**DIRECTIONS FOR THIS TASK**. Up to and including the line with "import * as", write out the listing from its first line, minus the pictures.

**DATA SHOWN**.
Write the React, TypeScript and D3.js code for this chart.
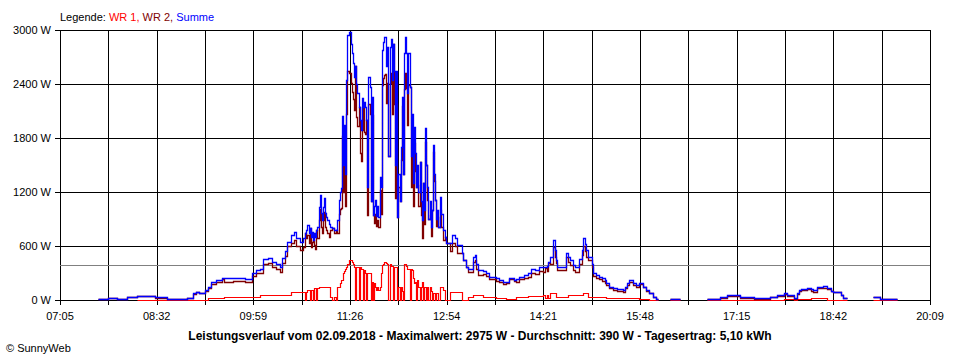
import React from "react";
import * as d3 from "d3";

// ---------- Data ----------
const X_TICK_LABELS = ["07:05", "08:32", "09:59", "11:26", "12:54", "14:21", "15:48", "17:15", "18:42", "20:09"];
const Y_TICKS = [0, 600, 1200, 1800, 2400, 3000];
const AVERAGE_W = 390;
const TITLE = "Leistungsverlauf vom 02.09.2018 - Maximalwert: 2975 W - Durchschnitt: 390 W - Tagesertrag: 5,10 kWh";
const COPYRIGHT = "\u00A9 SunnyWeb";

const TIMES = [
  "07:39", "07:48", "07:56", "08:05", "08:14", "08:31", "08:41", "08:59",
  "09:05", "09:08", "09:10", "09:16", "09:18", "09:21", "09:26", "09:31", "09:33", "09:38", "09:41", "09:46", "09:52", "09:58",
  "10:02", "10:05", "10:08", "10:12", "10:16", "10:20", "10:23", "10:25", "10:28", "10:30", "10:33", "10:36", "10:38", "10:41", "10:44",
  "10:46", "10:47", "10:48", "10:49", "10:50", "10:51", "10:52", "10:53", "10:54", "10:55", "10:56", "10:57", "10:58", "10:59",
  "11:00", "11:01", "11:02", "11:03", "11:04", "11:05", "11:06", "11:07", "11:08", "11:10", "11:12", "11:14", "11:15", "11:16", "11:17", "11:18",
  "11:19", "11:20", "11:21", "11:22", "11:23", "11:24", "11:25", "11:26", "11:27", "11:28", "11:29", "11:30", "11:31", "11:32", "11:33", "11:34", "11:35", "11:36", "11:37", "11:38", "11:39", "11:40",
  "11:41", "11:42", "11:43", "11:44", "11:45", "11:46", "11:47", "11:48", "11:49", "11:50", "11:51", "11:52", "11:53", "11:54", "11:55", "11:56", "11:57", "11:58", "11:59", "12:00",
  "12:01", "12:02", "12:03", "12:04", "12:05", "12:06", "12:07", "12:08", "12:09", "12:10", "12:11", "12:12", "12:13", "12:14", "12:15", "12:16", "12:17", "12:18", "12:19", "12:20",
  "12:21", "12:22", "12:23", "12:24", "12:25", "12:26", "12:27", "12:28", "12:29", "12:30", "12:31", "12:32", "12:33", "12:34", "12:35", "12:36", "12:37", "12:38", "12:39", "12:40", "12:41", "12:42", "12:43", "12:44", "12:45", "12:46", "12:47", "12:48",
  "12:50", "12:52", "12:53", "12:56", "12:58", "13:01", "13:03", "13:05", "13:07", "13:08", "13:11", "13:13", "13:17", "13:19", "13:20", "13:22", "13:26", "13:29", "13:32", "13:35",
  "13:38", "13:41", "13:44", "13:47", "13:50", "13:54", "13:56", "13:59", "14:03", "14:07", "14:09", "14:13", "14:17", "14:20", "14:22", "14:24", "14:25", "14:27", "14:29", "14:31", "14:32", "14:33",
  "14:37", "14:41", "14:43", "14:45", "14:47", "14:49", "14:53", "14:55", "14:56", "14:58", "14:59", "15:01", "15:04", "15:05", "15:08", "15:11", "15:13", "15:16", "15:17",
  "15:20", "15:23", "15:27", "15:32", "15:34", "15:36", "15:38", "15:41", "15:44", "15:47", "15:50", "15:53", "15:56", "15:59", "16:02", "16:04", "16:05",
  "16:15", "16:24", "16:25", "16:48", "17:00", "17:06", "17:18", "17:30", "17:45", "17:51", "17:57", "18:00", "18:06", "18:09", "18:11", "18:13", "18:18", "18:22", "18:24", "18:27", "18:33", "18:36", "18:40", "18:42", "18:49", "18:51", "18:54", "18:55", "19:18", "19:24", "19:30", "19:39", "19:40",
];

// WR 1 (red)
const WR1: (number | null)[] = [
  null, null, null, null, 3, 3, 2, 3,
  5, 5, 5, 5, 18, 18, 18, 18, 37, 37, 30, 30, 30, 30,
  30, 55, 55, 55, 55, 55, 55, 55, 55, 55, 92, 92, 92, 92, 92,
  0, 92, 110, 110, 0, 110, 110, 0, 130, 130, 0, 130, 150, 150,
  150, 150, 150, 150, 150, 150, 150, 150, 37, 0, 37, 0, 150, 150, 185, 220,
  220, 300, 320, 350, 370, 400, 450, 450, 440, 425, 400, 370, 0, 370, 370, 0, 370, 350, 350, 0, 330, 300,
  0, 300, 300, 300, 0, 200, 0, 185, 150, 110, 150, 110, 150, 300, 390, 400, 425, 420, 410, 400,
  0, 400, 380, 380, 0, 370, 370, 370, 0, 150, 0, 150, 100, 0, 400, 400, 380, 350, 350, 0,
  350, 330, 250, 185, 200, 0, 220, 150, 0, 150, 200, 0, 150, 150, 0, 150, 0, 150, 100, 0, 75, 75, 0, 75, 75, 0, 150, 150,
  110, 0, 0, 85, 85, 85, 85, 85, 0, 0, 0, 37, 55, 55, 55, 55, 30, 30, 30, 30,
  25, 25, 25, 10, 10, 10, 30, 30, 30, 45, 45, 45, 45, 55, 18, 55, 18, 75, 75, 75, 37, 37,
  37, 37, 55, 55, 55, 55, 55, 55, 80, 80, 80, 37, 37, 30, 30, 30, 30, 30, 18,
  18, 18, 18, 18, 18, 18, 18, 18, 18, 10, 10, 10, 0, 0, 0, 0, null,
  0, 0, null, 0, 5, 5, 5, 3, 5, 5, 10, 10, 5, 10, 10, 10, 10, 18, 18, 18, 18, 5, 5, 5, 3, 0, 0, null, 0, 0, 0, 0, null,
];

// WR 2 (dark red)
const WR2: (number | null)[] = [
  10, 20, 10, 30, 47, 27, 13, 22,
  70, 85, 75, 105, 132, 182, 202, 232, 203, 203, 215, 215, 205, 270,
  300, 295, 405, 415, 365, 345, 315, 415, 485, 595, 628, 668, 598, 558, 593,
  740, 688, 723, 630, 800, 590, 650, 667, 610, 570, 780, 685, 887, 1016,
  813, 740, 887, 980, 813, 776, 740, 700, 778, 800, 743, 780, 740, 960, 1015, 1020,
  1820, 1200, 1630, 1050, 2070, 2540, 2525, 2525, 2410, 2315, 2230, 2110, 2600, 2030, 1930, 2150, 1630, 1540, 1890, 2150, 1870, 1850,
  2000, 950, 2180, 2070, 1100, 2060, 950, 855, 960, 820, 890, 815, 1220, 960, 2390, 2470, 2501, 2506, 2190, 2415,
  1600, 2415, 2520, 2064, 2850, 2180, 1130, 2180, 925, 1250, 1100, 1550, 2160, 1400, 2340, 2525, 2360, 1950, 2390, 2370,
  1250, 1740, 1050, 1740, 1430, 1260, 1280, 1050, 1537, 950, 690, 1300, 850, 1757, 1500, 1110, 900, 950, 715, 1000, 1647, 1325, 1110, 825, 925, 815, 1000, 810,
  670, 700, 630, 545, 635, 600, 525, 525, 520, 445, 370, 313, 425, 445, 345, 275, 290, 270, 230, 230,
  215, 195, 175, 190, 230, 210, 200, 230, 250, 255, 305, 285, 325, 315, 352, 325, 407, 405, 590, 480, 413, 333,
  333, 483, 425, 390, 335, 315, 405, 500, 605, 540, 475, 443, 363, 270, 250, 230, 210, 190, 167,
  132, 112, 102, 92, 132, 167, 202, 167, 147, 175, 140, 105, 75, 37, 7, 7, null,
  10, 10, null, 7, 25, 50, 25, 15, 32, 50, 65, 45, 13, 65, 100, 110, 120, 102, 92, 132, 137, 125, 100, 88, 52, 20, 20, null, 30, 15, 7, 7, null,
];

// Summe (blue)
const SUMME: (number | null)[] = [
  10, 20, 10, 30, 50, 30, 15, 25,
  75, 90, 80, 110, 150, 200, 220, 250, 240, 240, 245, 245, 235, 300,
  330, 350, 460, 470, 420, 400, 370, 470, 540, 650, 720, 760, 690, 650, 685,
  740, 780, 833, 740, 800, 700, 760, 667, 740, 700, 780, 815, 1037, 1166,
  963, 890, 1037, 1130, 963, 926, 890, 850, 815, 800, 780, 780, 890, 1110, 1200, 1240,
  2040, 1500, 1950, 1400, 2440, 2940, 2975, 2975, 2850, 2740, 2630, 2480, 2600, 2400, 2300, 2150, 2000, 1890, 2240, 2150, 2200, 2150,
  2000, 1250, 2480, 2370, 1100, 2260, 950, 1040, 1110, 930, 1040, 925, 1370, 1260, 2780, 2870, 2926, 2926, 2600, 2815,
  1600, 2815, 2900, 2444, 2850, 2550, 1500, 2550, 925, 1400, 1100, 1700, 2260, 1400, 2740, 2925, 2740, 2300, 2740, 2370,
  1600, 2070, 1300, 1925, 1630, 1260, 1500, 1200, 1537, 1100, 890, 1300, 1000, 1907, 1500, 1260, 900, 1100, 815, 1000, 1722, 1400, 1110, 900, 1000, 815, 1150, 960,
  780, 700, 630, 630, 720, 685, 610, 610, 520, 445, 370, 350, 480, 500, 400, 330, 320, 300, 260, 260,
  240, 220, 200, 200, 240, 220, 230, 260, 280, 300, 350, 330, 370, 370, 370, 380, 425, 480, 665, 555, 450, 370,
  370, 520, 480, 445, 390, 370, 460, 555, 685, 620, 555, 480, 400, 300, 280, 260, 240, 220, 185,
  150, 130, 120, 110, 150, 185, 220, 185, 165, 185, 150, 115, 75, 37, 7, 7, null,
  10, 10, null, 7, 30, 55, 30, 18, 37, 55, 75, 55, 18, 75, 110, 120, 130, 120, 110, 150, 155, 130, 105, 93, 55, 20, 20, null, 30, 15, 7, 7, null,
];

const COLORS = { wr1: "#ff0000", wr2: "#800000", summe: "#0000ff", grid: "#000000", avg: "#808080" };

// ---------- Helpers ----------
const toMin = (s: string) => {
  const [h, m] = s.split(":").map(Number);
  return h * 60 + m;
};

const FONT = "'Liberation Sans', Arial, sans-serif";

export default function App() {
  const width = 960;
  const height = 360;
  const left = 60, right = 930, top = 30, bottom = 300;

  const x = d3.scaleLinear()
    .domain([toMin(X_TICK_LABELS[0]), toMin(X_TICK_LABELS[X_TICK_LABELS.length - 1])])
    .range([left, right]);
  const y = d3.scaleLinear().domain([0, 3000]).range([bottom, top]);

  const [d0, d1] = x.domain();
  const gridCount = (X_TICK_LABELS.length - 1) * 2;
  const gridMins = d3.range(gridCount + 1).map((i) => d0 + ((d1 - d0) * i) / gridCount);
  const labelMins = X_TICK_LABELS.map((_, i) => d0 + ((d1 - d0) * i) / (X_TICK_LABELS.length - 1));

  const snap = (v: number) => Math.round(v) + 0.5;

  const n = Math.min(TIMES.length, WR1.length, WR2.length, SUMME.length);
  const makePath = (vals: (number | null)[]) => {
    const pts = d3.range(n).map((i) => ({ t: toMin(TIMES[i]), v: vals[i] }));
    return d3.line<{ t: number; v: number | null }>()
      .defined((d) => d.v != null)
      .x((d) => Math.round(x(d.t)) + 0.5)
      .y((d) => Math.round(y(d.v as number)) + 0.5)
      .curve(d3.curveStepAfter)(pts) || "";
  };

  return (
    <div style={{ position: "fixed", left: 0, top: 0, width, height, background: "#fff" }}>
      <svg width={width} height={height} viewBox={`0 0 ${width} ${height}`} style={{ display: "block", fontFamily: FONT }}>
        <rect x={0} y={0} width={width} height={height} fill="#fff" />

        {/* legend */}
        <text x={60} y={21} fontSize={11} fill="#000">
          <tspan>Legende: </tspan>
          <tspan fill={COLORS.wr1}>WR 1,</tspan>
          <tspan fill={COLORS.wr2}> WR 2,</tspan>
          <tspan fill={COLORS.summe}> Summe</tspan>
        </text>

        {/* grid, ticks, average line */}
        <g shapeRendering="crispEdges">
          {Y_TICKS.map((v) => (
            <line key={"h" + v} x1={left - 5} x2={right} y1={snap(y(v))} y2={snap(y(v))} stroke={COLORS.grid} strokeWidth={1} />
          ))}
          {gridMins.map((m, i) => (
            <line key={"v" + i} x1={snap(x(m))} x2={snap(x(m))} y1={top} y2={bottom + 5} stroke={COLORS.grid} strokeWidth={1} />
          ))}
          <line x1={left} x2={right} y1={snap(y(AVERAGE_W))} y2={snap(y(AVERAGE_W))} stroke={COLORS.avg} strokeWidth={1} />
        </g>
        {Y_TICKS.map((v) => (
          <text key={"yl" + v} x={51} y={y(v) + 4} fontSize={11} textAnchor="end" fill="#000">
            {`${v} W`}
          </text>
        ))}
        {X_TICK_LABELS.map((lab, i) => (
          <text key={"xl" + i} x={x(labelMins[i])} y={320} fontSize={11} textAnchor="middle" fill="#000">
            {lab}
          </text>
        ))}

        {/* data */}
        <g fill="none" strokeLinejoin="miter">
          <path d={makePath(WR1)} stroke={COLORS.wr1} strokeWidth={1.2} />
          <path d={makePath(WR2)} stroke={COLORS.wr2} strokeWidth={1.3} />
          <path d={makePath(SUMME)} stroke={COLORS.summe} strokeWidth={1.3} />
        </g>

        {/* title & copyright */}
        <text x={480} y={340} fontSize={12} fontWeight="bold" textAnchor="middle" fill="#000">
          {TITLE}
        </text>
        <text x={6} y={352} fontSize={11} fill="#000">
          {COPYRIGHT}
        </text>
      </svg>
    </div>
  );
}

**WRITTEN RESPONSE**.
Write the React, TypeScript and D3.js code for this chart.
import React from "react";
import * as d3 from "d3";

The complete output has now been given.